Mais Briançon ne se résume pas à ses remparts. La ville haute, enserrée dans ses murailles, est un joyau d’urbanisme montagnard. Ses rues étroites et pentues, parfois couvertes, pavées de larges dalles, s’animent autour de la place d’Armes, du parc de la Schappe, ou de l’église collégiale Notre-Dame-et-Saint-Nicolas, aux deux tours inégales. Les gargouilles, ces petits canaux qui courent au milieu des rues pour canaliser les eaux de fonte, donnent à la ville un rythme fluide et continu, comme un souvenir de torrent dompté.

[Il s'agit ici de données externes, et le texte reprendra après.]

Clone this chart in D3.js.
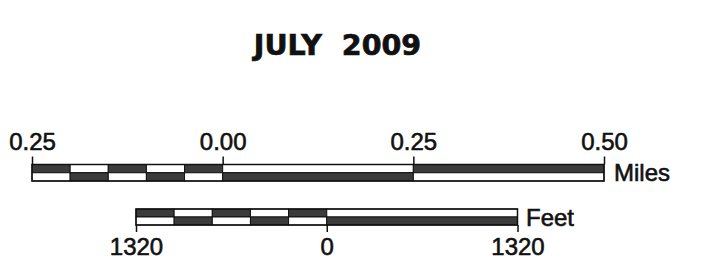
<!DOCTYPE html>
<html>
<head>
<meta charset="utf-8">
<script src="https://cdn.jsdelivr.net/npm/d3@7"></script>
<style>
  html, body { margin: 0; padding: 0; background: #fff; }
  svg { display: block; }
</style>
</head>
<body>
<svg id="chart" width="723" height="277"></svg>
<script>
const title = "JULY  2009";

// Miles scale bar
const milesTicks = [-0.25, 0, 0.25, 0.5];
const milesTickLabels = ["0.25", "0.00", "0.25", "0.50"];
const milesBreaks = [-0.25, -0.2, -0.15, -0.1, -0.05, 0, 0.25, 0.5];
const milesTopDark = [true, false, true, false, true, false, true];
const milesUnit = "Miles";

// Feet scale bar
const feetTicks = [-1320, 0, 1320];
const feetTickLabels = ["1320", "0", "1320"];
const feetBreaks = [-1320, -1056, -792, -528, -264, 0, 1320];
const feetTopDark = [true, false, true, false, true, false];
const feetUnit = "Feet";

const svg = d3.select("#chart");
const DARK = "#3b3b3b";
const LINE = "#111";

svg.append("text")
  .attr("x", 337.5).attr("y", 55)
  .attr("text-anchor", "middle")
  .attr("font-family", "DejaVu Sans, Verdana, sans-serif")
  .attr("font-weight", "bold")
  .attr("font-size", 28.5)
  .attr("fill", "#111")
  .attr("stroke", "#111").attr("stroke-width", 0.7)
  .style("white-space", "pre")
  .text(title);

function styleLabel(sel) {
  sel.attr("font-family", "Liberation Sans, Arial, sans-serif")
    .attr("font-size", 24)
    .attr("fill", "#111")
    .attr("stroke", "#111").attr("stroke-width", 0.6);
}

function drawBar(opts) {
  const { breaks, topDark, x, y0, h, ticks, labels, side, unit, unitX, unitY } = opts;
  const g = svg.append("g");
  const segs = d3.range(breaks.length - 1).map(i => ({ a: breaks[i], b: breaks[i + 1], top: topDark[i] }));
  const half = h / 2;
  g.selectAll("rect.top").data(segs).join("rect")
    .attr("x", d => x(d.a)).attr("width", d => x(d.b) - x(d.a))
    .attr("y", y0).attr("height", half)
    .attr("fill", d => d.top ? DARK : "#fff")
    .attr("stroke", LINE).attr("stroke-width", 1);
  g.selectAll("rect.bot").data(segs).join("rect")
    .attr("x", d => x(d.a)).attr("width", d => x(d.b) - x(d.a))
    .attr("y", y0 + half).attr("height", half)
    .attr("fill", d => d.top ? "#fff" : DARK)
    .attr("stroke", LINE).attr("stroke-width", 1);
  g.append("rect")
    .attr("x", x.range()[0]).attr("width", x.range()[1] - x.range()[0])
    .attr("y", y0).attr("height", h)
    .attr("fill", "none").attr("stroke", LINE).attr("stroke-width", 1.5);

  const axis = (side === "top" ? d3.axisTop(x) : d3.axisBottom(x))
    .tickValues(ticks)
    .tickFormat((d, i) => labels[i])
    .tickSize(side === "top" ? 8 : 7)
    .tickPadding(side === "top" ? 7 : 6)
    .tickSizeOuter(0);
  const ag = svg.append("g")
    .attr("transform", `translate(0,${side === "top" ? y0 : y0 + h})`)
    .call(axis);
  ag.select(".domain").remove();
  ag.selectAll(".tick line").attr("stroke", LINE).attr("stroke-width", 1.5);
  styleLabel(ag.selectAll(".tick text"));

  styleLabel(svg.append("text")
    .attr("x", unitX).attr("y", unitY)
    .text(unit));
}

const xMiles = d3.scaleLinear().domain([milesTicks[0], milesTicks[milesTicks.length - 1]]).range([32, 604]);
drawBar({ breaks: milesBreaks, topDark: milesTopDark, x: xMiles, y0: 164.5, h: 16.5,
  ticks: milesTicks, labels: milesTickLabels, side: "top", unit: milesUnit, unitX: 614, unitY: 181 });

const xFeet = d3.scaleLinear().domain([feetTicks[0], feetTicks[feetTicks.length - 1]]).range([136, 517.5]);
drawBar({ breaks: feetBreaks, topDark: feetTopDark, x: xFeet, y0: 209, h: 16,
  ticks: feetTicks, labels: feetTickLabels, side: "bottom", unit: feetUnit, unitX: 526, unitY: 226 });
</script>
</body>
</html>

Ici, chaque pierre semble porter un nom. Les façades aux teintes pastel racontent l’Italie toute proche, les balcons forgés évoquent les artisans du fer, les cadrans solaires peints sur les murs déclinent un temps vertical, solaire, austère. Et lorsque l’on grimpe jusqu’aux remparts supérieurs, la vue s’ouvre : en contrebas, la Durance, au loin, la Clarée, et autour, la forêt domaniale du Prorel, les pentes du Chenaillet, les crêtes frontalières du Janus.
Ville militaire, certes, mais aussi ville d’eau et de santé : dès le XIXe siècle, Briançon devient une station climatique prisée, réputée pour la pureté de son air, recommandée aux tuberculeux et aux convalescents. Ce passé thermal a laissé quelques villas, un air de villégiature discrète, et une forme de lenteur bienvenue dans un monde toujours en mouvement.
De Saint-Jean-de-Maurienne à Briançon, en franchissant les cols du Galibier et du Lautaret, vous avez remonté le temps autant que la pente. Vous avez longé des torrents, pénétré des vallées suspendues, frôlé des bastions, et salué les saints protecteurs des cols. Ce voyage n’est pas une simple traversée : c’est une leçon de géographie incarnée, une lecture des pierres, une poésie de l’altitude.
Briançon, comme un point final haut perché, n’est pas un aboutissement, mais une promesse : celle que chaque route en montagne mène quelque part — vers les autres, vers soi-même, ou vers le ciel.